Angeline
Poet Chick
- Joined
- Mar 11, 2002
- Posts
- 27,173
Bizarre but wonderfully surreal, the mind boggles! What will you Americans come up with next?
"Look love, take a good look, do I need the treatment?"
"They've worked fine for years as they are, why bother?"
"Well maybe I should let nurse Jamie take a look at them, she is a looker after all!"
"???"
Tighten the Tackle*
Nurse Jamie has your back
and your front for only five
hundred seventy-five dollars
the blonde beautician will
erase wrinkles, hair, discoloration
from your scrotum.

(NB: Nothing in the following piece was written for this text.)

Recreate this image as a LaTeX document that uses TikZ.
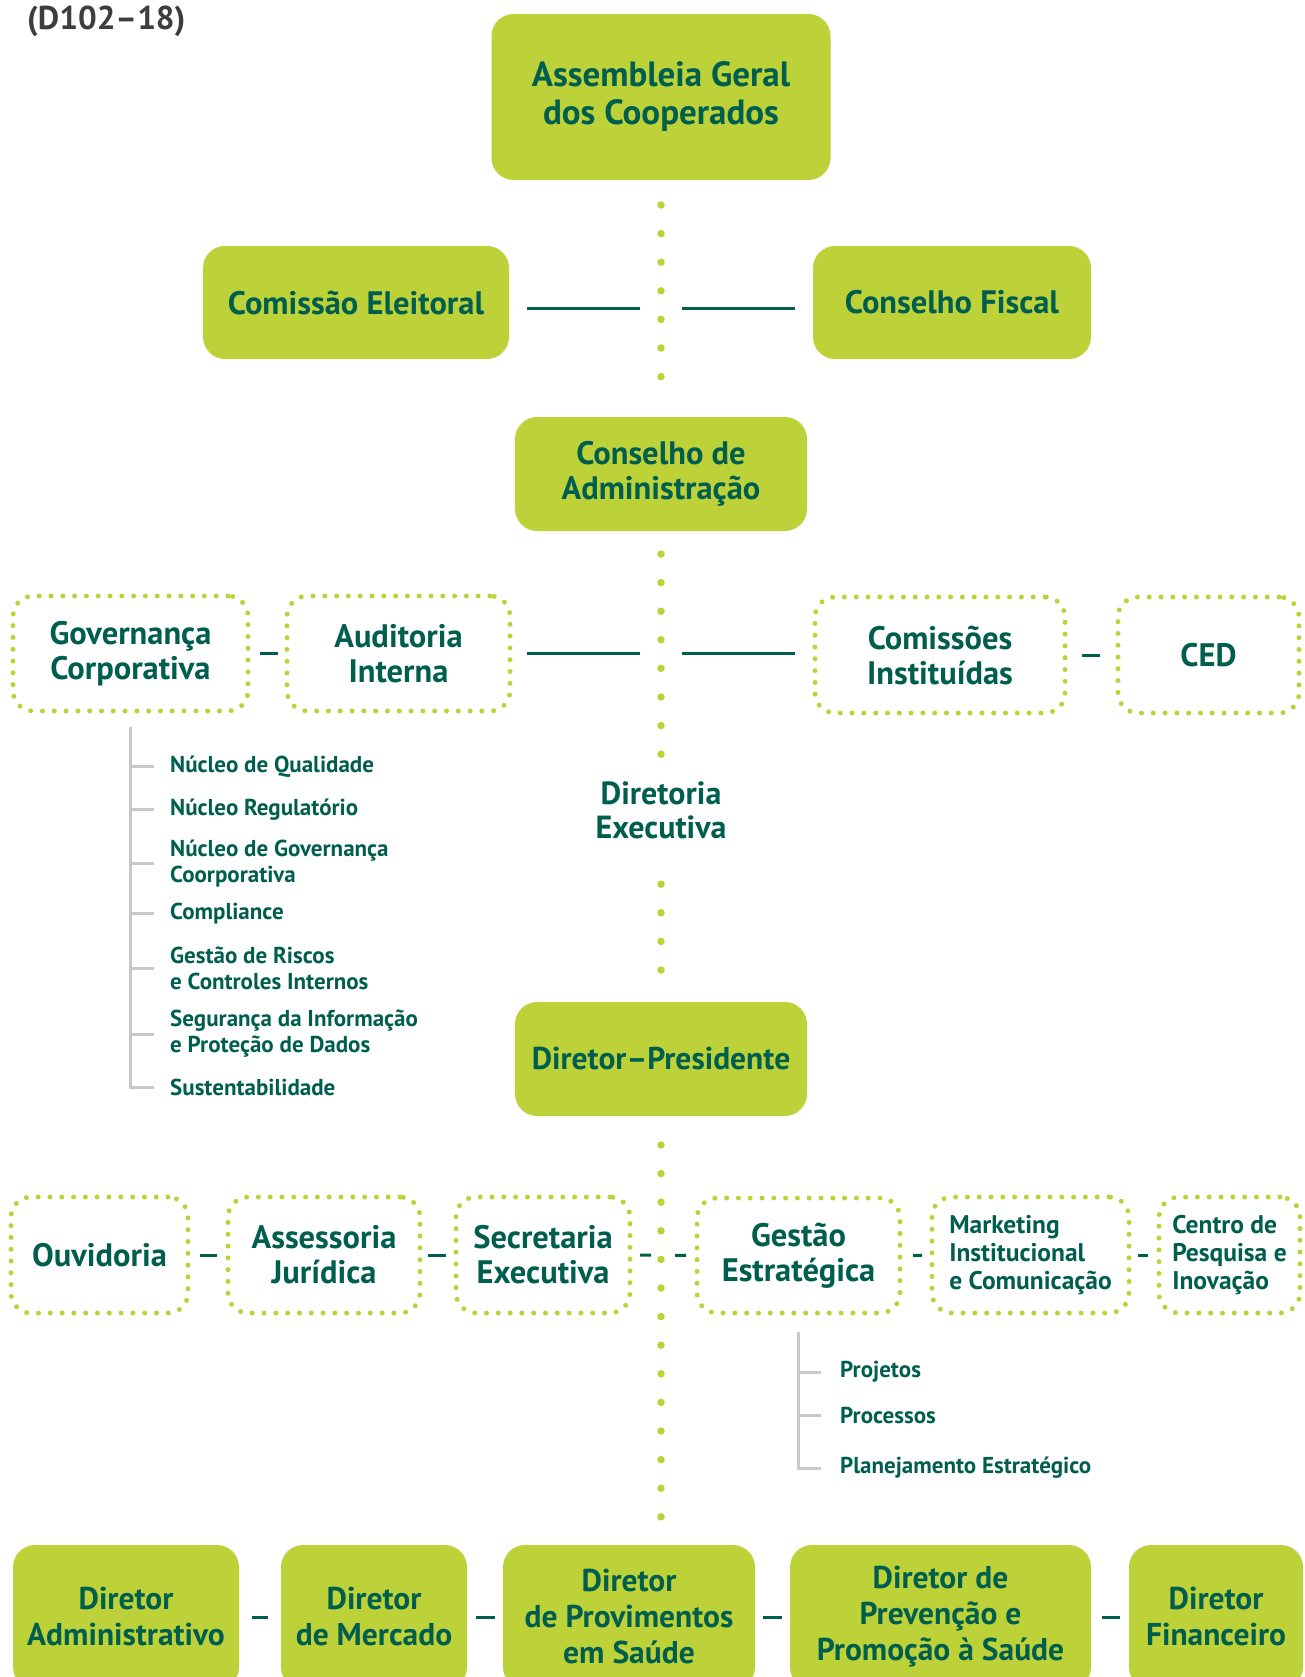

She'll restore
that smooth youthful sheen
which overuse, mistreatment
or even simple neglect may have
stolen thereby reducing manly
pride to a sad and begrizzled
state of shame. Fear not!
She'll laser you to perfection.
"Men like their gardens well-kept.
They want to be ready for the Emmys."
Nurse Jamie and her laser compel
me to consider that most uncomfortable
of all Red Carpet Questions:
Who are your balls wearing tonight?
Made me laugh. With a tear or two thinking about it. Lazer fried balls.
Thanks bogus. My mind kind of boggled too when I read the article, especially the part about wanting to look good for the Emmys. I mean if you're a guy going to the Emmy your balls will be going with you, but...but....maybe those after-parties are as wild as they say.
I guess truth is often stranger than fiction.